Published: Dec 14, 2012 04:30 PM
Modified: Dec 14, 2012 04:31 PM
CARRBORO - Town officials posted condemned signs Thursday outside stairwells at an apartment complex where a boy fell last month when the concrete stair tread gave way.
Inspectors could meet Dec. 22 with management of Collins Crossing to discuss a 10-day deadline for fixing dangerous stairs.
Code enforcement supervisor Mike Canova posted the signs in English and Spanish outside 24 of the complex’s 25 buildings.
“It’s not to scare (the residents),” he said. “We just want to keep them safe.”
Canova also sent a letter to Alcurt Carrboro LLC – the company’s local representative – and the Old Well Owners Association to let them know the stairs “are especially dangerous to life because of decay and defective construction.”
Earlier this month, the owners of the Jones Ferry Road complex were given until March 4 to complete the repairs, but Canova said Assistant Town Attorney T.C. Morphis Jr. has since advised them not to wait that long.
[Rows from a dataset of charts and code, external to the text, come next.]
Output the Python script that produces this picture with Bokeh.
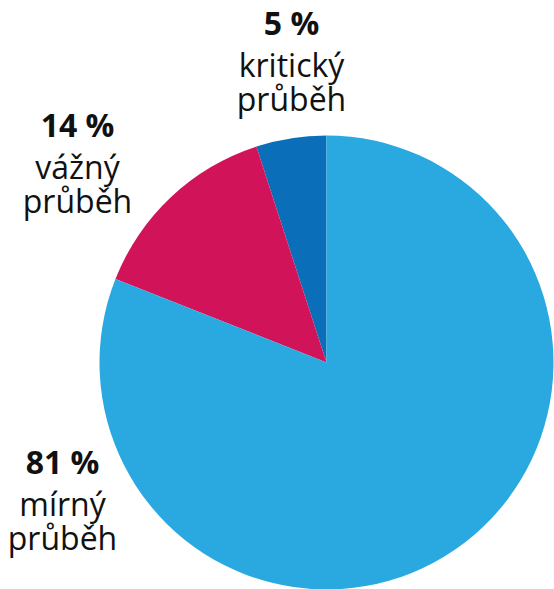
import numpy as np
from bokeh.plotting import figure
from bokeh.models import Range1d, ColumnDataSource
from bokeh.core.properties import value
from bokeh.embed import file_html
from bokeh.resources import INLINE

# ---- data (counter-clockwise order starting at 12 o'clock) ----
categories = ["kritický průběh", "vážný průběh", "mírný průběh"]
percents = [5, 14, 81]
colors = ["#0B6EB8", "#D1145A", "#29A9E0"]

# ---- layout ----
W, H = 554, 589
cx, cy, r = 326, H - 362, 227
label_anchor = [(291, 22), (77, 124), (62, 461)]  # (x center, bold baseline from top)
line_off = [0, 42, 76]
FS = "32px"
FONT = "Open Sans"

vals = np.array(percents, dtype=float)
frac = vals / vals.sum()
start = np.pi / 2 + 2 * np.pi * np.concatenate([[0], np.cumsum(frac)[:-1]])
end = start + 2 * np.pi * frac

p = figure(width=W, height=H, output_backend="svg", toolbar_location=None,
           x_range=Range1d(0, W), y_range=Range1d(0, H), min_border=0)
p.axis.visible = False
p.grid.visible = False
p.outline_line_color = None
p.background_fill_color = "white"

src = ColumnDataSource(dict(start=start, end=end, color=colors))
p.wedge(x=cx, y=cy, radius=r, start_angle="start", end_angle="end",
        fill_color="color", line_color=None, source=src)

bx, by, bt = [], [], []
rx, ry, rt = [], [], []
for (ax, ay), pc, cat in zip(label_anchor, percents, categories):
    bx.append(ax); by.append(H - ay - line_off[0]); bt.append(f"{pc} %")
    for i, w in enumerate(cat.split(" ")):
        rx.append(ax); ry.append(H - ay - line_off[i + 1]); rt.append(w)

p.text(x=bx, y=by, text=bt, text_font=value(FONT), text_font_size=FS,
       text_font_style="bold", text_align="center", text_baseline="alphabetic",
       text_color="#111111")
p.text(x=rx, y=ry, text=rt, text_font=value(FONT), text_font_size=FS,
       text_align="center", text_baseline="alphabetic", text_color="#111111")

open("out.html", "w").write(file_html(p, INLINE))
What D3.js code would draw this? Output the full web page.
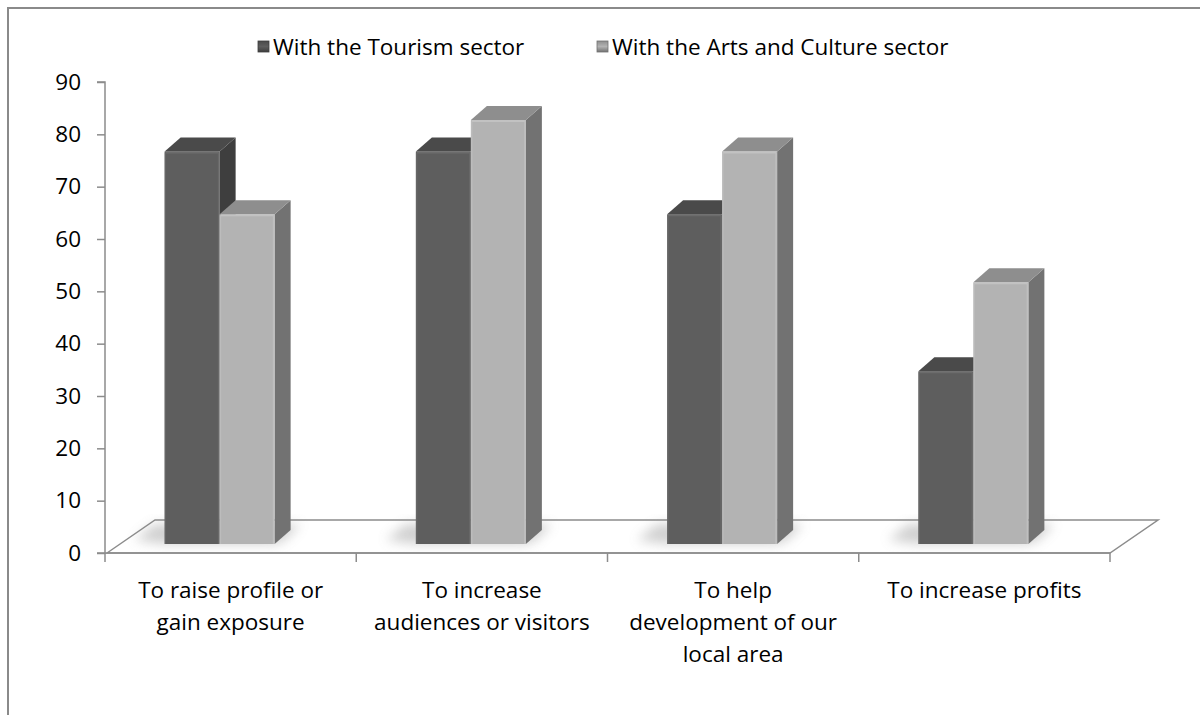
<!DOCTYPE html>
<html>
<head>
<meta charset="utf-8">
<script src="https://cdn.jsdelivr.net/npm/d3@7"></script>
<style>
  html, body { margin: 0; padding: 0; background: #fff; }
  svg { display: block; }
  text { font-family: "Open Sans", Lato, sans-serif; fill: #000; }
</style>
</head>
<body>
<svg id="chart" width="1200" height="715"></svg>
<script>
// Reasons for working with other sectors (%)
const categories = [
  "To raise profile or gain exposure",
  "To increase audiences or visitors",
  "To help development of our local area",
  "To increase profits"
];
const categoryLines = [
  ["To raise profile or", "gain exposure"],
  ["To increase", "audiences or visitors"],
  ["To help", "development of our", "local area"],
  ["To increase profits"]
];
const seriesNames = ["With the Tourism sector", "With the Arts and Culture sector"];
const tourismValues = [75, 75, 63, 33];
const artsValues = [63, 81, 75, 50];
const yTicks = [0, 10, 20, 30, 40, 50, 60, 70, 80, 90];

const svg = d3.select("#chart");
const W = 1200, H = 715;
const FONT = "'Open Sans', Lato, sans-serif";
const FS = 22.5;

// plot frame
const axisX0 = 105, axisX1 = 1110;
const floorY = 553, topY = 82;
const floorDepth = { dx: 48, dy: -33 };   // depth of the floor plane
const barDepth = { dx: 16, dy: -14 };     // depth of each column
const barLift = 9;                        // columns stand slightly back on the floor

const palette = [
  { front: "#5e5e5e", top: "#4a4a4a", side: "#3e3e3e", edge: "#6c6c6c" },
  { front: "#b3b3b3", top: "#8e8e8e", side: "#727272", edge: "#c2c2c2" }
];

const y = d3.scaleLinear().domain([0, 90]).range([floorY, topY]);
const x = d3.scaleBand().domain(categories).range([axisX0, axisX1]).padding(0);
const xs = d3.scaleBand().domain(seriesNames).range([0, 110]).padding(0);

// outer chart border
svg.append("rect")
  .attr("x", 8).attr("y", 8).attr("width", W + 20).attr("height", H + 20)
  .attr("fill", "none").attr("stroke", "#8a8a8a").attr("stroke-width", 2);

const defs = svg.append("defs");
const blur = defs.append("filter").attr("id", "shadowBlur")
  .attr("x", "-50%").attr("y", "-50%").attr("width", "200%").attr("height", "200%");
blur.append("feGaussianBlur").attr("stdDeviation", 6);

// legend swatch gradients
palette.forEach((p, i) => {
  const g = defs.append("linearGradient").attr("id", "leg" + i)
    .attr("x1", 0).attr("y1", 0).attr("x2", 0).attr("y2", 1);
  g.append("stop").attr("offset", "0%").attr("stop-color", p.top);
  g.append("stop").attr("offset", "50%").attr("stop-color", p.front);
  g.append("stop").attr("offset", "100%").attr("stop-color", p.side);
});

// floor
const floorPts = [
  [axisX0 + 2, floorY],
  [axisX0 + 2 + floorDepth.dx, floorY + floorDepth.dy],
  [axisX1 + floorDepth.dx, floorY + floorDepth.dy],
  [axisX1, floorY]
];
svg.append("polygon")
  .attr("points", floorPts.map(p => p.join(",")).join(" "))
  .attr("fill", "#fff").attr("stroke", "#8c8c8c").attr("stroke-width", 1.5);

// soft shadows cast on the floor
const shadowG = svg.append("g").attr("filter", "url(#shadowBlur)").attr("opacity", 0.4);
categories.forEach(c => {
  const left = x(c) + x.bandwidth() / 2 - 11 - xs.bandwidth();
  const right = left + 2 * xs.bandwidth();
  const yb = y(0) - barLift;
  shadowG.append("polygon")
    .attr("points", [
      [left - 30, yb - 4], [left - 10, yb - 20], [right + 26, yb - 20], [right + 10, yb - 4], [right, yb], [left, yb]
    ].map(p => p.join(",")).join(" "))
    .attr("fill", "#8a8a8a");
});

// axes
const yAxisG = svg.append("g").attr("transform", `translate(${axisX0},0)`)
  .call(d3.axisLeft(y).tickValues(yTicks).tickSize(8).tickPadding(16).tickFormat(d3.format("d")));
yAxisG.select(".domain").attr("stroke", "#8c8c8c").attr("stroke-width", 1.5)
  .attr("d", `M-8,${topY}H0V${floorY}H-8`);
yAxisG.selectAll(".tick line").attr("stroke", "#8c8c8c").attr("stroke-width", 1.5);
yAxisG.selectAll(".tick text").attr("font-size", FS).attr("font-family", FONT).attr("fill", "#000");

const xBoundaries = categories.map(c => x(c)).concat([axisX1]);
const xAxisG = svg.append("g");
xAxisG.append("line")
  .attr("x1", axisX0).attr("x2", axisX1).attr("y1", floorY).attr("y2", floorY)
  .attr("stroke", "#8c8c8c").attr("stroke-width", 1.5);
xAxisG.selectAll("line.tk").data(xBoundaries).join("line").attr("class", "tk")
  .attr("x1", d => d).attr("x2", d => d).attr("y1", floorY).attr("y2", floorY + 9)
  .attr("stroke", "#8c8c8c").attr("stroke-width", 1.5);

// category labels
const labelG = svg.append("g");
categories.forEach((c, i) => {
  const cx = x(c) + x.bandwidth() / 2;
  const t = labelG.append("text")
    .attr("x", cx).attr("y", 598)
    .attr("text-anchor", "middle").attr("font-size", FS);
  categoryLines[i].forEach((line, j) => {
    t.append("tspan").attr("x", cx).attr("dy", j === 0 ? 0 : 32).text(line);
  });
});

// 3D columns
const series = [tourismValues, artsValues];
const barG = svg.append("g");
categories.forEach((c, ci) => {
  const groupLeft = x(c) + x.bandwidth() / 2 - 11 - xs.bandwidth();
  seriesNames.forEach((s, si) => {
    const v = series[si][ci];
    const p = palette[si];
    const x0 = groupLeft + xs(s);
    const x1 = x0 + xs.bandwidth();
    const yb = y(0) - barLift;
    const yt = y(v) - barLift;
    const dx = barDepth.dx, dy = barDepth.dy;
    const g = barG.append("g");
    g.append("polygon")
      .attr("points", [[x1, yt], [x1 + dx, yt + dy], [x1 + dx, yb + dy], [x1, yb]].map(q => q.join(",")).join(" "))
      .attr("fill", p.side);
    g.append("polygon")
      .attr("points", [[x0, yt], [x0 + dx, yt + dy], [x1 + dx, yt + dy], [x1, yt]].map(q => q.join(",")).join(" "))
      .attr("fill", p.top);
    g.append("rect")
      .attr("x", x0).attr("y", yt).attr("width", x1 - x0).attr("height", yb - yt)
      .attr("fill", p.front);
    // bevel highlights on the front face edges
    g.append("line").attr("x1", x0 + 1).attr("x2", x1 - 1).attr("y1", yt + 1).attr("y2", yt + 1)
      .attr("stroke", p.edge).attr("stroke-width", 2);
    g.append("line").attr("x1", x1 - 1).attr("x2", x1 - 1).attr("y1", yt + 1).attr("y2", yb)
      .attr("stroke", p.edge).attr("stroke-width", 1.5).attr("opacity", 0.8);
    g.append("line").attr("x1", x0 + 0.75).attr("x2", x0 + 0.75).attr("y1", yt + 1).attr("y2", yb)
      .attr("stroke", p.edge).attr("stroke-width", 1.5).attr("opacity", 0.6);
  });
});

// legend
const legendItems = [
  { name: seriesNames[0], sx: 258, tx: 273 },
  { name: seriesNames[1], sx: 597, tx: 612 }
];
const legG = svg.append("g");
legendItems.forEach((it, i) => {
  legG.append("rect").attr("x", it.sx).attr("y", 41).attr("width", 11).attr("height", 11)
    .attr("fill", `url(#leg${i})`).attr("stroke", palette[i].side).attr("stroke-width", 0.8);
  legG.append("text").attr("x", it.tx).attr("y", 55).attr("font-size", FS).text(it.name);
});
</script>
</body>
</html>
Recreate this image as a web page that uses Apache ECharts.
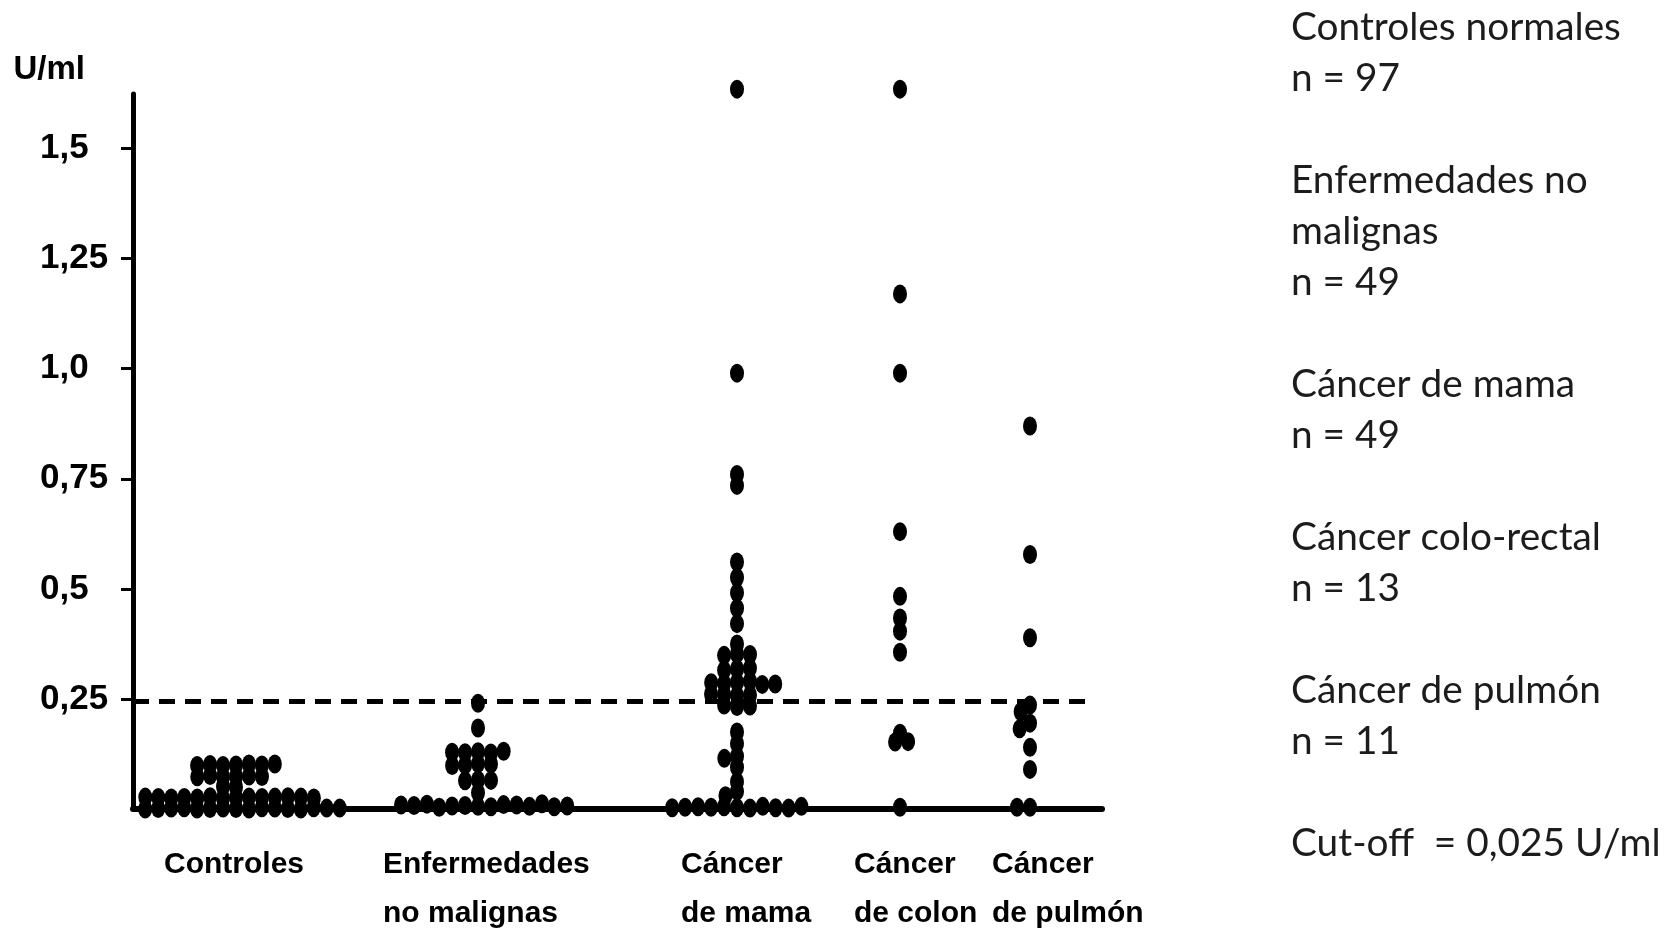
<!DOCTYPE html>
<html><head><meta charset="utf-8">
<script src="https://cdn.jsdelivr.net/npm/echarts@6/dist/echarts.min.js"></script>
<style>html,body{margin:0;padding:0;background:#fff}#c{width:1669px;height:938px}</style>
</head><body><div id="c"></div>
<script>
// ---------- data (U/ml) ----------
const categories = ['Controles', 'Enfermedades\nno malignas', 'Cáncer\nde mama', 'Cáncer\nde colon', 'Cáncer\nde pulmón'];

const controles = [
  0.100, 0.099, 0.102, 0.100, 0.101, 0.099, 0.102,
  0.074, 0.073, 0.075, 0.076, 0.074, 0.073,
  0.050, 0.051,
  0.026, 0.025, 0.027, 0.028, 0.026, 0.025, 0.027, 0.026, 0.028, 0.025, 0.027, 0.026, 0.025, 0.027,
  0.001, 0.002, 0.000, 0.003, 0.001, 0.002, 0.000, 0.003, 0.001, 0.002, 0.000, 0.003, 0.001, 0.002, 0.000, 0.002
];
const enfermedades = [
  0.240, 0.184,
  0.130, 0.128, 0.127, 0.131, 0.129,
  0.103, 0.100, 0.102, 0.099,
  0.066, 0.064, 0.065,
  0.037,
  0.006, 0.008, 0.005, 0.010, 0.007, 0.009, 0.004, 0.011, 0.006, 0.008, 0.012, 0.005, 0.009, 0.007
];
const mama = [
  1.635, 0.990, 0.760, 0.735,
  0.561, 0.526, 0.491, 0.456, 0.421,
  0.375,
  0.352, 0.349, 0.351,
  0.318, 0.315, 0.320,
  0.288, 0.285, 0.290, 0.283, 0.287, 0.284,
  0.258, 0.260, 0.259, 0.261,
  0.233, 0.236, 0.234,
  0.175, 0.148, 0.120, 0.115, 0.095,
  0.062, 0.040, 0.030,
  0.003, 0.005, 0.002, 0.004, 0.006, 0.003, 0.005, 0.002, 0.004, 0.006, 0.003
];
const colon = [1.635, 1.170, 0.990, 0.630, 0.483, 0.434, 0.404, 0.356, 0.172, 0.152, 0.153, 0.004];
const pulmon = [0.870, 0.578, 0.389, 0.236, 0.221, 0.195, 0.182, 0.140, 0.090, 0.004, 0.004];

const yTicks = [0.25, 0.5, 0.75, 1.0, 1.25, 1.5];
const yTickLabels = ['0,25', '0,5', '0,75', '1,0', '1,25', '1,5'];
const cutOff = 0.245;
const legendLines = ['Controles normales', 'n = 97', '', 'Enfermedades no', 'malignas', 'n = 49', '',
  'Cáncer de mama', 'n = 49', '', 'Cáncer colo-rectal', 'n = 13', '', 'Cáncer de pulmón', 'n = 11', '',
  'Cut-off  = 0,025 U/ml'];

// ---------- layout (positions in x-axis units = pixels from the y axis) ----------
const groups = [controles, enfermedades, mama, colon, pulmon];
const catCenter = [103, 345, 604, 767, 897];
const labelAnchor = [31, 250, 548, 721, 859];
const cutLineEnd = 953;
const X_MAX = 969, Y_MAX = 1.624;
const DOT_W = 13, DOT_H = 9.5;     // collision ellipse for the swarm layout (px)
const BOLD = "'Liberation Sans', Arial, sans-serif";

const chart = echarts.init(document.getElementById('c'), null, { renderer: 'canvas' });

const base = {
  animation: false,
  backgroundColor: '#fff',
  grid: { left: 133, right: 567, top: 94, bottom: 120, containLabel: false },
  xAxis: {
    type: 'value', min: 0, max: X_MAX,
    axisLine: { show: true, lineStyle: { color: '#000', width: 6 } },
    axisTick: { show: false },
    splitLine: { show: false },
    axisLabel: {
      customValues: labelAnchor,
      formatter: v => { const i = labelAnchor.findIndex(a => Math.abs(a - v) < 1e-6); return i >= 0 ? categories[i] : ''; },
      align: 'left', margin: 31, lineHeight: 49,
      fontFamily: BOLD, fontWeight: 'bold', fontSize: 30, color: '#000'
    }
  },
  yAxis: {
    type: 'value', min: 0, max: Y_MAX,
    name: 'U/ml', nameLocation: 'end', nameGap: 8,
    nameTextStyle: { fontFamily: BOLD, fontWeight: 'bold', fontSize: 33, color: '#000', align: 'right', padding: [0, 48, 0, 0] },
    axisLine: { show: true, lineStyle: { color: '#000', width: 5 } },
    axisTick: { show: true, customValues: yTicks, length: 12, lineStyle: { color: '#000', width: 3 } },
    splitLine: { show: false },
    axisLabel: {
      customValues: yTicks,
      formatter: v => { const i = yTicks.findIndex(t => Math.abs(t - v) < 1e-6); return i >= 0 ? yTickLabels[i] : ''; },
      align: 'left', margin: 93, padding: [4, 0, 0, 0],
      fontFamily: BOLD, fontWeight: 'bold', fontSize: 35, color: '#000'
    }
  },
  graphic: [{
    type: 'text', left: 1291, top: 2,
    style: {
      text: legendLines.join('\n'),
      font: "38.8px Lato, 'Open Sans', sans-serif",
      lineHeight: 51, fill: '#1c1c1c'
    }
  }],
  series: []
};
chart.setOption(base);

const p0 = chart.convertToPixel({ gridIndex: 0 }, [0, 0]);
const p1 = chart.convertToPixel({ gridIndex: 0 }, [1, 1]);
const sx = p1[0] - p0[0], sy = p0[1] - p1[1];

function swarm(values, cx) {
  const placed = [], out = [];
  values.forEach(v => {
    const y = v * sy;
    const near = placed.filter(q => Math.abs(q.y - y) < DOT_H);
    const cands = [0];
    near.forEach(q => {
      const r = (q.y - y) / DOT_H;
      const d = DOT_W * Math.sqrt(Math.max(0, 1 - r * r));
      cands.push(q.x + d, q.x - d);
    });
    cands.sort((a, b) => Math.abs(a) - Math.abs(b) || a - b);
    const x = cands.find(c => near.every(q => {
      const dx = (c - q.x) / DOT_W, dy = (y - q.y) / DOT_H;
      return dx * dx + dy * dy >= 0.999;
    }));
    placed.push({ x, y });
    out.push([cx + x / sx, v]);
  });
  return out;
}

const series = groups.map((g, i) => ({
  name: categories[i].replace('\n', ' '),
  type: 'scatter',
  clip: false,
  symbol: 'circle',
  symbolSize: [14, 19],
  itemStyle: { color: '#000', opacity: 1 },
  emphasis: { disabled: true },
  data: swarm(g, catCenter[i])
}));
series[0].markLine = {
  silent: true, symbol: 'none', animation: false,
  label: { show: false },
  lineStyle: { color: '#000', width: 5, type: [16, 10], opacity: 1 },
  data: [[{ coord: [0, cutOff] }, { coord: [cutLineEnd, cutOff] }]]
};
chart.setOption({ series });
</script>
</body></html>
The complex has been the target of several inspections since 2010. The latest was prompted when the 10-year-old boy fell Nov. 24.
Carrboro’s firefighters have been warned to be careful if they respond to incidents at the complex, Canova said.
The question now is whether Massachusetts-based owner Aspen Square Management can complete the work in 10 days, he said. The management is being cooperative and seems willing to meet state and local building codes, he said.
The management and owners association will meet Wednesday to “consider and vote to approve” a special assessment of $5,406 on each of the complex’s 300-plus units, or a total of nearly $1.8 million. The meeting was planned before the November accident.
Aspen also has hired Excel Engineering owner Rob Munach to plan the repairs. He declined to comment on the scope of the work, how much time it could take or the potential cost. Another company will handle construction, he said.
Canova said it could involve repairing or replacing just a few steps or landing pads on some staircases. Others may need to be completely replaced, he said.
The town sympathizes with the owners, who paid nearly $7.1 million for the complex in June, but if the work is not completed on time, the town will have “some teeth to take them to court if necessary,” he said. The previous owners, Tar Heel Companies of Raleigh, also knew about the problems and took out 19 permits, but didn’t complete the work before selling the complex.